### Task directions:
"this" appears in how many lines of the entries? State only the number.

### Given entries:

· · ·

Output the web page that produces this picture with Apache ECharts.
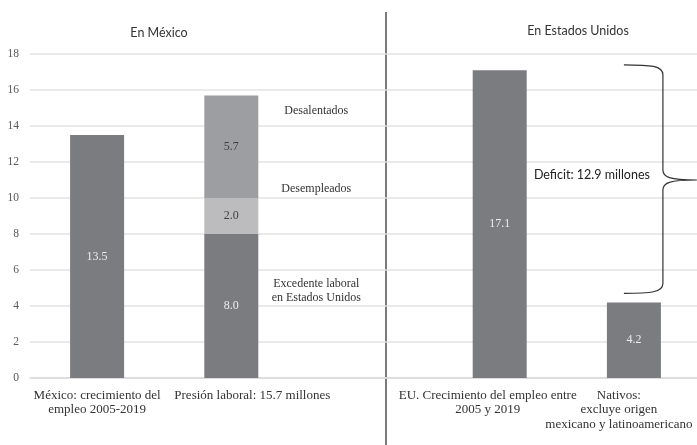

· · ·

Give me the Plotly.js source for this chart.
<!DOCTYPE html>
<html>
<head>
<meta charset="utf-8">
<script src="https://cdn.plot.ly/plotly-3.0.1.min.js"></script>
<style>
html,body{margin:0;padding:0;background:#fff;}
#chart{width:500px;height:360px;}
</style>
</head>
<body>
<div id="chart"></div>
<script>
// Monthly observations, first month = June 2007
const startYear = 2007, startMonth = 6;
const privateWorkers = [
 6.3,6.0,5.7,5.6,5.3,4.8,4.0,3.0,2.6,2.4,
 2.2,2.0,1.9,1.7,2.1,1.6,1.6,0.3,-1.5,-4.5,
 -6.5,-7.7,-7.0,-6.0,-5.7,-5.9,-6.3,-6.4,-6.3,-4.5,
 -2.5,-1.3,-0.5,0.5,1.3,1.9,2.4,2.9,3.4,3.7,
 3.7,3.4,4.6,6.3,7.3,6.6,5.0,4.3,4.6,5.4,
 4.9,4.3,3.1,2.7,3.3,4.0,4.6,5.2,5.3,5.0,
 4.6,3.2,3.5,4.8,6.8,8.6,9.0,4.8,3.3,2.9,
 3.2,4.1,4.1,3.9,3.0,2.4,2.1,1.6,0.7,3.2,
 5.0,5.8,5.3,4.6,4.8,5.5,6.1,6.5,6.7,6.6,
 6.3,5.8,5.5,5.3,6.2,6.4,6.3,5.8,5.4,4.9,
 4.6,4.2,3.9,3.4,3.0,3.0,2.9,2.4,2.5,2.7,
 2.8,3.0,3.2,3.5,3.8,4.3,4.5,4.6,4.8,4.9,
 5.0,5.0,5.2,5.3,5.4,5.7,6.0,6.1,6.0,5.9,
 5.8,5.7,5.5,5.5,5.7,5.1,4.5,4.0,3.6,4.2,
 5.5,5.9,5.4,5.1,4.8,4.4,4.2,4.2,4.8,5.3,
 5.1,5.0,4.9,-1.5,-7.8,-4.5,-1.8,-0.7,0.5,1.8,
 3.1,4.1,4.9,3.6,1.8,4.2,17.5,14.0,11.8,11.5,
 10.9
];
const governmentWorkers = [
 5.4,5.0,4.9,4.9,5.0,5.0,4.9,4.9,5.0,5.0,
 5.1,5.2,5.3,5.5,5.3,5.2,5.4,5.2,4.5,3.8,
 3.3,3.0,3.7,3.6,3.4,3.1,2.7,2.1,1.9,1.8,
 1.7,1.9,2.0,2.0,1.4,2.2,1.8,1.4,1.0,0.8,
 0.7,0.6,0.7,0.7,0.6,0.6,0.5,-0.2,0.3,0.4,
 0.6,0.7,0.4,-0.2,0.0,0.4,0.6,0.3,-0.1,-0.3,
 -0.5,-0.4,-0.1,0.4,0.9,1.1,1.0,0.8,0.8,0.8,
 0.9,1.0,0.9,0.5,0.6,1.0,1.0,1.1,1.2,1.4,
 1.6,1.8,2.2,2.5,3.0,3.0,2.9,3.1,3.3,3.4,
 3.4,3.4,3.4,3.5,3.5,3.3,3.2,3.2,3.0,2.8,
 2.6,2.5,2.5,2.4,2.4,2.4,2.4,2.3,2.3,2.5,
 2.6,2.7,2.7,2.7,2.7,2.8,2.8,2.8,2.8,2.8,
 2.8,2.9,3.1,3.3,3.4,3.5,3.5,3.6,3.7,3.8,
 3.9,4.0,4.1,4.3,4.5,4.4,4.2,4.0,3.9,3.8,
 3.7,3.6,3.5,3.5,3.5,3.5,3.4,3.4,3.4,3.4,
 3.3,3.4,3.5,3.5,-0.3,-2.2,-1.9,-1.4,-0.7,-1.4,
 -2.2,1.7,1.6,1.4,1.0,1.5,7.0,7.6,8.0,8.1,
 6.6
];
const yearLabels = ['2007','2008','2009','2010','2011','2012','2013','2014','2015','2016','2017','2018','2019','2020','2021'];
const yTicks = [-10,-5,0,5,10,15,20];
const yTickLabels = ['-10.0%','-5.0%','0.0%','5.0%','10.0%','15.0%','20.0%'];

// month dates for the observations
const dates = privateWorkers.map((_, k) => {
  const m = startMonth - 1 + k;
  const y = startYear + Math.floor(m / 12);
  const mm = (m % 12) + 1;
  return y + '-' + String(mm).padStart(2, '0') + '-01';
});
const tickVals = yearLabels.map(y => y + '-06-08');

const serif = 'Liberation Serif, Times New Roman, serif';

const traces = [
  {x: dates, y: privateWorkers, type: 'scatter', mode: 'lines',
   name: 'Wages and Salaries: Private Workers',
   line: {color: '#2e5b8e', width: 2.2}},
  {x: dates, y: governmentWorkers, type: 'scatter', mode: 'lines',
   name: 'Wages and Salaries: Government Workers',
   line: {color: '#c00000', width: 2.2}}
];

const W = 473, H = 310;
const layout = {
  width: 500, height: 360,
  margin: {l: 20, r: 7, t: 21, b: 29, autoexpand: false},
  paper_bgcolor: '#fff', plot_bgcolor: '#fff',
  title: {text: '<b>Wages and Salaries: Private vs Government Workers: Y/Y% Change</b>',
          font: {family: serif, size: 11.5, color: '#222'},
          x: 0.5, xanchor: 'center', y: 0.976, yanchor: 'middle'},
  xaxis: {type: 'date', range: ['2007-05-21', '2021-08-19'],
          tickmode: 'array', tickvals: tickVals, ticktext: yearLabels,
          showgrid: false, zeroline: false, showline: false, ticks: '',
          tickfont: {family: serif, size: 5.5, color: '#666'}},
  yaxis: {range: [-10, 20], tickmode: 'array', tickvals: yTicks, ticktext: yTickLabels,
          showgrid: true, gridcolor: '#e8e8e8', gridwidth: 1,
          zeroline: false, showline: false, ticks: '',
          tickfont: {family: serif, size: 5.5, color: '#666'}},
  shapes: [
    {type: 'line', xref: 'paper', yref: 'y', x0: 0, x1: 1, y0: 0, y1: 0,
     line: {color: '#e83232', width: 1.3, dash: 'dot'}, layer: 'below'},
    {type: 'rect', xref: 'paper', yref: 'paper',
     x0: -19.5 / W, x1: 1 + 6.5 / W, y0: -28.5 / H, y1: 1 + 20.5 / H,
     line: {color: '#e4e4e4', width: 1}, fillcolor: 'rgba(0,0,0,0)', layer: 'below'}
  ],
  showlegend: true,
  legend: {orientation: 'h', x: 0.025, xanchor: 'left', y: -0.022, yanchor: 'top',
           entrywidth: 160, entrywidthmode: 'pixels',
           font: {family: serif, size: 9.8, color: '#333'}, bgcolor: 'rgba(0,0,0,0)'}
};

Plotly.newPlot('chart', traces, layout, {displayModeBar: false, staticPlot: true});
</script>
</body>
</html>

· · ·

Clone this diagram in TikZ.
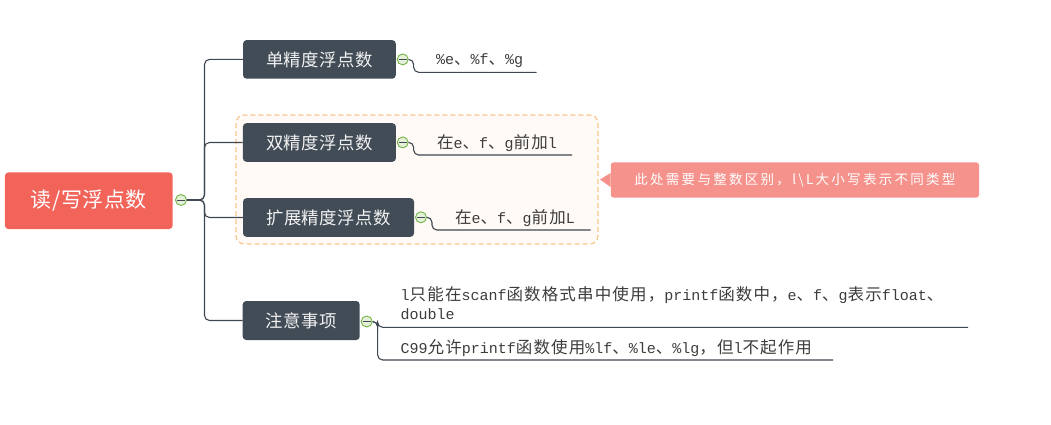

· · ·

### Result:
3